Raging West Coast wildfires could worsen with rising wind gusts

Wind gusts early this week could fan the wildfires that have broken out across the West Coast, scorching 4.6 million acres and killing at least 35 people.

More than 30,000 firefighters are battling 94 blazes mostly concentrated in California, Washington state and Oregon, the National Interagency Fire Center said Sunday.

The fire center warned of wind gusts of 25 to 35 mph as an “upper-level weather disturbance” moves through the Pacific Northwest, northeast California and the western Great Basin.

But the center also said “overnight recovery Sunday night into Monday will be significantly improved with increasing moisture.”

A so-called “red flag warning” was in effect in parts of Northern California, with Cal Fire on Sunday warning of dry conditions on top of wind gusts through Monday evening.

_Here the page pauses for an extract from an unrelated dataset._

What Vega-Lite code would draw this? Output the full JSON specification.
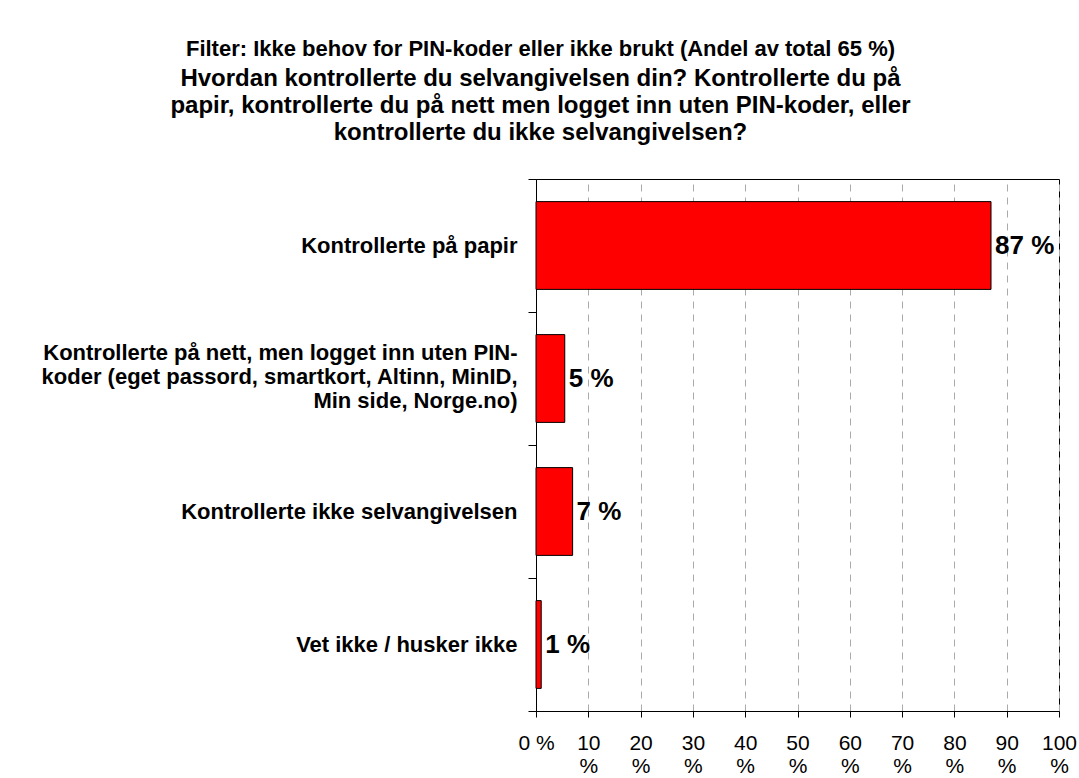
{
  "$schema": "https://vega.github.io/schema/vega-lite/v6.json",
  "width": 523,
  "height": 532,
  "padding": {"left": 40, "top": 38, "right": 5, "bottom": 5},
  "background": "white",
  "config": {
    "font": "Liberation Sans",
    "view": {"stroke": "black", "strokeWidth": 1}
  },
  "title": {
    "text": "Filter: Ikke behov for PIN-koder eller ikke brukt (Andel av total 65 %)",
    "subtitle": [
      "Hvordan kontrollerte du selvangivelsen din? Kontrollerte du på",
      "papir, kontrollerte du på nett men logget inn uten PIN-koder, eller",
      "kontrollerte du ikke selvangivelsen?"
    ],
    "anchor": "middle",
    "dx": -257,
    "offset": 22,
    "font": "Liberation Sans",
    "fontSize": 22,
    "fontWeight": "bold",
    "color": "black",
    "subtitleFont": "Liberation Sans",
    "subtitleFontSize": 24,
    "subtitleFontWeight": "bold",
    "subtitleColor": "black",
    "subtitleLineHeight": 27,
    "subtitlePadding": 6
  },
  "data": {
    "values": [
      {"kategori": "Kontrollerte på papir", "andel": 87, "etikett": "87 %"},
      {"kategori": "Kontrollerte på nett, men logget inn uten PIN-koder (eget passord, smartkort, Altinn, MinID, Min side, Norge.no)", "andel": 5.5, "etikett": "5 %"},
      {"kategori": "Kontrollerte ikke selvangivelsen", "andel": 7, "etikett": "7 %"},
      {"kategori": "Vet ikke / husker ikke", "andel": 1, "etikett": "1 %"}
    ]
  },
  "encoding": {
    "y": {
      "field": "kategori",
      "type": "nominal",
      "sort": ["Kontrollerte på papir", "Kontrollerte på nett, men logget inn uten PIN-koder (eget passord, smartkort, Altinn, MinID, Min side, Norge.no)", "Kontrollerte ikke selvangivelsen", "Vet ikke / husker ikke"],
      "scale": {"paddingInner": 0, "paddingOuter": 0},
      "axis": {
        "title": null,
        "tickBand": "extent",
        "domainColor": "black",
        "tickColor": "black",
        "tickSize": 8,
        "labelFont": "Liberation Sans",
        "labelFontSize": 22,
        "labelFontWeight": "bold",
        "labelColor": "black",
        "labelLimit": 600,
        "labelAlign": "right",
        "labelPadding": 11,
        "labelOffset": {"condition": {"test": "datum.label == 'Kontrollerte på nett, men logget inn uten PIN-koder (eget passord, smartkort, Altinn, MinID, Min side, Norge.no)'", "value": -26}, "value": 0},
        "labelExpr": "datum.label == 'Kontrollerte på nett, men logget inn uten PIN-koder (eget passord, smartkort, Altinn, MinID, Min side, Norge.no)' ? ['Kontrollerte på nett, men logget inn uten PIN-', 'koder (eget passord, smartkort, Altinn, MinID,', 'Min side, Norge.no)\u00a0\u00a0\u00a0\u00a0\u00a0\u00a0\u00a0\u00a0\u00a0\u00a0\u00a0\u00a0\u00a0\u00a0\u00a0\u00a0\u00a0\u00a0\u00a0\u00a0\u00a0'] : datum.label"
      }
    },
    "x": {
      "field": "andel",
      "type": "quantitative",
      "scale": {"domain": [0, 100], "nice": false},
      "axis": {
        "title": null,
        "values": [0, 10, 20, 30, 40, 50, 60, 70, 80, 90, 100],
        "grid": true,
        "gridDash": [7, 6],
        "gridColor": "#aaaaaa",
        "gridWidth": 1,
        "domainColor": "black",
        "tickColor": "black",
        "tickSize": 6,
        "labelFont": "Liberation Sans",
        "labelFontSize": 21,
        "labelColor": "black",
        "labelPadding": 15,
        "labelFlush": false,
        "labelOverlap": false,
        "labelExpr": "datum.value == 0 ? '0 %' : [datum.label, '%']"
      }
    }
  },
  "layer": [
    {
      "mark": {"type": "bar", "color": "#FF0000", "stroke": "black", "strokeWidth": 1, "height": {"band": 0.66}}
    },
    {
      "mark": {"type": "text", "align": "left", "baseline": "middle", "dx": 4, "font": "Liberation Sans", "fontSize": 26, "fontWeight": "bold", "color": "black"},
      "encoding": {
        "text": {"field": "etikett"}
      }
    }
  ]
}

Smoke from the raging infernos has blanketed the skies but the center said it’s actually limited temperatures, providing smoke eaters with some respite.

Two dozen people in California have been killed since the wildfires began last month. One was killed in Washington.

Dozens were reported missing in the Ashland area in Oregon but have all been accounted for. At least 10 have died in the state, with officials warning that the death toll could climb.

The fast-moving fires have forced the evacuation of tens of thousands of people, destroying thousands of homes and leveling complete cities, including Phoenix and Talent in Oregon.

Dave Monroe returned to Talent, in the southwest part of the state, partially hoping he’d find his three cats.

“We thought we’d get out of this summer with no fires,” Monroe told the Associated Press. “There is something going on, that’s for sure, man. Every summer we’re burning up.”

Barbara Rose Bettison, 25, fled her farm in Eagle Creek, outside Portland, with her chickens, rabbits and cats.

“It’s terrifying. We’ve never had any form of natural disaster,” she told the AP.

Her neighbors have said it’s so smoky, they can’t see their hands in front of their faces.

“I’m hoping there has not been too much damage because it would break my heart,” said Bettison, who hasn’t returned to her farm.